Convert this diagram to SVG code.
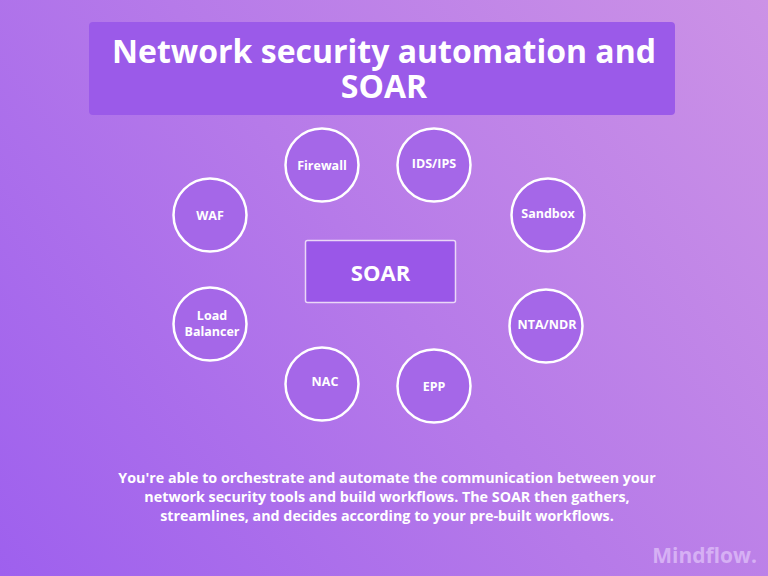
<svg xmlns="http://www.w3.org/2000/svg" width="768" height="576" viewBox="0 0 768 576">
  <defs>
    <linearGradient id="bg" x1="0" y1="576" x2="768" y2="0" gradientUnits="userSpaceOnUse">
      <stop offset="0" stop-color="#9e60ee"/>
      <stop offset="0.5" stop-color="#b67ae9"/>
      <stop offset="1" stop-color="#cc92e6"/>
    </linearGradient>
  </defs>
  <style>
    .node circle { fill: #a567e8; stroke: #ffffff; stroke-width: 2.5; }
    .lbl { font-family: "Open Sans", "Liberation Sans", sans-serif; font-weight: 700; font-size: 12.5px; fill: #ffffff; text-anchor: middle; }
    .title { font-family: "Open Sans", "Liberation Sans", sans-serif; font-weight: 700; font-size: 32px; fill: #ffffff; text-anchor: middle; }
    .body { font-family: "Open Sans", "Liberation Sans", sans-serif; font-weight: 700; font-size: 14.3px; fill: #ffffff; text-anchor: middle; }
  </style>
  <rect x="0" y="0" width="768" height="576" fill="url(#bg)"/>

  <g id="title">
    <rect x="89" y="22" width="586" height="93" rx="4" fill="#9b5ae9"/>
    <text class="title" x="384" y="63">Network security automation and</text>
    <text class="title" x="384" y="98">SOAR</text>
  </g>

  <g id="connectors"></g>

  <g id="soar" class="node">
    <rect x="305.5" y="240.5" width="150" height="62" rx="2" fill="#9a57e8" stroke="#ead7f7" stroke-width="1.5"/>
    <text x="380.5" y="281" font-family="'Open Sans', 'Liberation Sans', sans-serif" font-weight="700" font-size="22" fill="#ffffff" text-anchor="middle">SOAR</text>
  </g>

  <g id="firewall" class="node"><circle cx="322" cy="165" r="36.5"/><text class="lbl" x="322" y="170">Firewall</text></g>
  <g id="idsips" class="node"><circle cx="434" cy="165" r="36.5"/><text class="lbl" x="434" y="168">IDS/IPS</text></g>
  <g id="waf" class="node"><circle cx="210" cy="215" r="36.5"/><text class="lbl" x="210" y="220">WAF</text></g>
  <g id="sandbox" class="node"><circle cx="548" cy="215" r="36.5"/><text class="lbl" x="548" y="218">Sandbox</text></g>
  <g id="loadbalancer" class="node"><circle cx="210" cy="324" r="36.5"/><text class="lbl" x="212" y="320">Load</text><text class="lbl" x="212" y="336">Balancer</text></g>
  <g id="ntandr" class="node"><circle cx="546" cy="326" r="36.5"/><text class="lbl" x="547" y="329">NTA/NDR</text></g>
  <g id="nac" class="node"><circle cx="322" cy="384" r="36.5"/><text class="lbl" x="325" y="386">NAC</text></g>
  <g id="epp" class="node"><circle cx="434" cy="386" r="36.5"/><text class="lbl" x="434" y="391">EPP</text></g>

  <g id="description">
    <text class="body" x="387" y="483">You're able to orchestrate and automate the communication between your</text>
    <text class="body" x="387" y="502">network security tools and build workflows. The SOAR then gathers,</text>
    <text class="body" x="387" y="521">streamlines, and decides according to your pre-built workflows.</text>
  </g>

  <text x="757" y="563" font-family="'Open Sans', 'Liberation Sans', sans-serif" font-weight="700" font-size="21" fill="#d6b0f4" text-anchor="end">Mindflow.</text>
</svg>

==

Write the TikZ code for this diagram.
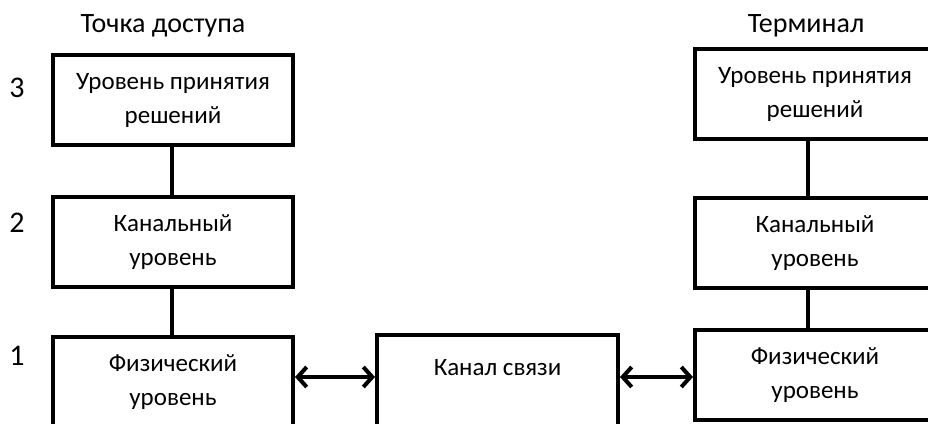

**WHAT YOU NEED TO DO:** Filter for "code". Return all lines that hold it.

**WRITTEN ANSWER:**
Convert this diagram to SVG code.
Write the TikZ code for this diagram.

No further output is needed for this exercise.